Exercise objective: Report the number of lines where the string "matplotlib" occurs, and write nothing else.

Given material:
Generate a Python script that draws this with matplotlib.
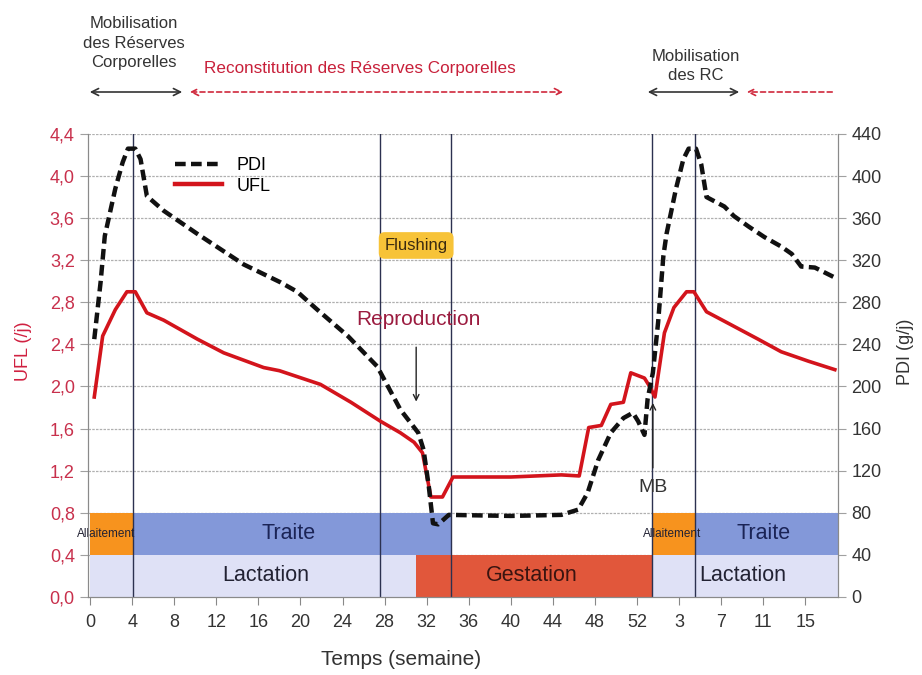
import matplotlib.pyplot as plt
from matplotlib.lines import Line2D

plt.rcParams['font.family'] = ['Liberation Sans', 'DejaVu Sans']

# UFL (/j), continuous weeks (53 = start of next cycle)
weeks_ufl = [0.4, 1.2, 2.4, 3.5, 4.3, 5.4, 7, 10.2, 12.7, 16.5, 18, 21.9, 24.8, 27.6,
             29.5, 30.8, 31.6, 32.4, 33.5, 34.5, 40, 44.8, 46.5, 47.4, 48.6, 49.5,
             50.7, 51.4, 52.7, 53.2, 53.7, 54.6, 55.5, 56.7, 57.4, 58.6, 60.3, 63.5,
             65.7, 68.3, 70.8]
ufl = [1.90, 2.48, 2.73, 2.90, 2.90, 2.70, 2.63, 2.45, 2.32, 2.18, 2.15, 2.02, 1.85, 1.67,
       1.56, 1.47, 1.37, 0.95, 0.95, 1.14, 1.14, 1.16, 1.15, 1.61, 1.63, 1.83,
       1.85, 2.13, 2.08, 2.00, 1.90, 2.51, 2.75, 2.90, 2.90, 2.71, 2.62, 2.45,
       2.33, 2.24, 2.16]

# PDI (g/j)
weeks_pdi = [0.4, 1.0, 1.4, 2.4, 3.1, 3.6, 4.3, 4.8, 5.4, 7, 10.2, 14.6, 18.1, 19.7,
             21.6, 24.5, 27.3, 29.5, 31.2, 31.7, 32.2, 32.6, 33.1, 34.1, 40, 44.8,
             46.4, 47.3, 48.3, 49.5, 50.7, 51.6, 52.1, 52.7, 53.0, 53.5, 54.0, 54.5,
             54.8, 55.7, 56.4, 56.9, 57.6, 58.1, 58.6, 60.3, 61.2, 62.6, 64.1, 65.7,
             66.7, 67.6, 68.9, 70.7]
pdi = [245, 299, 343, 388, 413, 426, 426, 416, 381, 367, 345, 316, 299, 290,
       273, 248, 219, 178, 156, 140, 105, 70, 69, 78, 77, 78,
       83, 99, 130, 156, 170, 175, 167, 154, 188, 213, 261, 324,
       345, 388, 416, 426, 426, 411, 380, 371, 362, 352, 342, 333,
       326, 314, 313, 304]

tick_pos = list(range(0, 69, 4))
tick_labels = ['0', '4', '8', '12', '16', '20', '24', '28', '32', '36', '40', '44',
               '48', '52', '3', '7', '11', '15']
ufl_ticks = [0, 0.4, 0.8, 1.2, 1.6, 2.0, 2.4, 2.8, 3.2, 3.6, 4.0, 4.4]
pdi_ticks = list(range(0, 441, 40))

# phases (start, end) in weeks
allaitement = [(0, 4.1), (53.4, 57.5)]
traite = [(4.1, 34.3), (57.5, 71.1)]
lactation = [(0, 31), (53.4, 71.1)]
gestation = [(31, 53.4)]
phase_lines = [4.1, 27.6, 34.3, 53.4, 57.5]

fig = plt.figure(figsize=(9.22, 6.75), dpi=100)
ax = fig.add_axes([0.0954, 0.1156, 0.8135, 0.686])
ax2 = ax.twinx()

ax.set_xlim(-0.2, 71.1)
ax.set_ylim(0, 4.4)
ax2.set_ylim(0, 440)

# grid
for v in ufl_ticks[1:]:
    ax.axhline(v, color='#b0b0b0', lw=0.9, ls=(0, (2, 1)), zorder=0)

# phase bands
for a, b in lactation:
    ax.bar(a, 0.4, width=b - a, bottom=0, align='edge', color='#dfe1f6', zorder=1)
for a, b in gestation:
    ax.bar(a, 0.4, width=b - a, bottom=0, align='edge', color='#e1573b', zorder=1)
for a, b in traite:
    ax.bar(a, 0.4, width=b - a, bottom=0.4, align='edge', color='#8398d9', zorder=1)
for a, b in allaitement:
    ax.bar(a, 0.4, width=b - a, bottom=0.4, align='edge', color='#f7931e', zorder=1)

for x in phase_lines:
    ax.axvline(x, color='#2c3150', lw=1.0, zorder=2)

band_font = 15.5
ax.text(18.9, 0.6, 'Traite', ha='center', va='center', fontsize=band_font, color='#1b2456', zorder=3)
ax.text(64.0, 0.6, 'Traite', ha='center', va='center', fontsize=band_font, color='#1b2456', zorder=3)
ax.text(16.7, 0.2, 'Lactation', ha='center', va='center', fontsize=band_font, color='#222233', zorder=3)
ax.text(62.0, 0.2, 'Lactation', ha='center', va='center', fontsize=band_font, color='#222233', zorder=3)
ax.text(42.0, 0.2, 'Gestation', ha='center', va='center', fontsize=band_font, color='#3a1410', zorder=3)
ax.text(1.5, 0.6, 'Allaitement', ha='center', va='center', fontsize=8.5, color='#222233', zorder=3)
ax.text(55.3, 0.6, 'Allaitement', ha='center', va='center', fontsize=8.5, color='#222233', zorder=3)

# curves
ax.plot(weeks_ufl, ufl, color='#d3141c', lw=2.6, zorder=4)
ax2.plot(weeks_pdi, pdi, color='#111111', lw=3.2, dashes=(2.4, 1.2), zorder=5)

# annotations
ax.text(31, 3.34, 'Flushing', ha='center', va='center', fontsize=12, color='#3a2a10', zorder=6,
        bbox=dict(boxstyle='round,pad=0.35', fc='#f7c338', ec='none'))
ax.text(31.2, 2.64, 'Reproduction', ha='center', va='center', fontsize=15, color='#9b1b3f', zorder=6)
ax.annotate('', xy=(31, 1.83), xytext=(31, 2.4),
            arrowprops=dict(arrowstyle='->', color='#222222', lw=1.0), zorder=6)
ax.text(53.5, 1.04, 'MB', ha='center', va='center', fontsize=14, color='#333333', zorder=6)
ax.annotate('', xy=(53.5, 1.87), xytext=(53.5, 1.2),
            arrowprops=dict(arrowstyle='->', color='#222222', lw=1.0), zorder=6)

# axes styling
ax.set_xticks(tick_pos)
ax.set_xticklabels(tick_labels)
ax.set_yticks(ufl_ticks)
ax.set_yticklabels([f'{v:.1f}'.replace('.', ',') for v in ufl_ticks])
ax2.set_yticks(pdi_ticks)
ax.tick_params(axis='x', labelsize=13, colors='#333333', length=6, color='#888888', pad=6)
ax.tick_params(axis='y', labelsize=13, labelcolor='#c8304c', length=6, color='#a0a0a0')
ax2.tick_params(axis='y', labelsize=13, labelcolor='#333333', length=6, color='#a0a0a0')
for a_ in (ax, ax2):
    a_.spines['top'].set_visible(False)
    for s in ('left', 'right', 'bottom'):
        a_.spines[s].set_color('#8a8a8a')
ax.set_xlabel('Temps (semaine)', fontsize=15, color='#333333')
ax.xaxis.set_label_coords(0.417, -0.115)
ax.set_ylabel('UFL (/j)', fontsize=13, color='#d02040')
ax.yaxis.set_label_coords(-0.075, 0.53)
ax2.set_ylabel('PDI (g/j)', fontsize=13, color='#333333')
ax2.yaxis.set_label_coords(1.079, 0.53)

handles = [Line2D([], [], color='#111111', lw=3.2, dashes=(2.4, 1.2)),
           Line2D([], [], color='#d3141c', lw=3.2)]
ax2.legend(handles, ['PDI', 'UFL'], loc='upper left', bbox_to_anchor=(0.095, 0.985),
           frameon=False, fontsize=13, handlelength=2.6, labelspacing=0.2)


# top phase annotations (figure fraction)
def fx(px):
    return px / 922


def fy(py):
    return 1 - py / 675


fig.text(fx(134), fy(43), 'Mobilisation\ndes Réserves\nCorporelles', ha='center', va='center',
         fontsize=12, color='#333333', linespacing=1.35)
fig.text(fx(360), fy(68), 'Reconstitution des Réserves Corporelles', ha='center', va='center',
         fontsize=12.3, color='#c8203a')
fig.text(fx(696), fy(66), 'Mobilisation\ndes RC', ha='center', va='center',
         fontsize=12, color='#333333', linespacing=1.35)

head = 'head_length=0.5,head_width=0.25'
black_arrow = dict(arrowstyle='<->,' + head, color='#333333', lw=1.2)
red_arrow = dict(arrowstyle='<->,' + head, color='#d0283c', lw=1.2, linestyle=(0, (3, 2)))
red_arrow_r = dict(arrowstyle='->,' + head, color='#d0283c', lw=1.2, linestyle=(0, (3, 2)))
for x1, x2, props in [(87, 185, black_arrow), (187, 566, red_arrow), (645, 742, black_arrow),
                      (835, 744, red_arrow_r)]:
    ax.annotate('', xy=(fx(x2), fy(92)), xytext=(fx(x1), fy(92)), xycoords='figure fraction',
                textcoords='figure fraction', arrowprops=props, annotation_clip=False)

fig.savefig('out.png', dpi=100)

Answer to this exercise: 3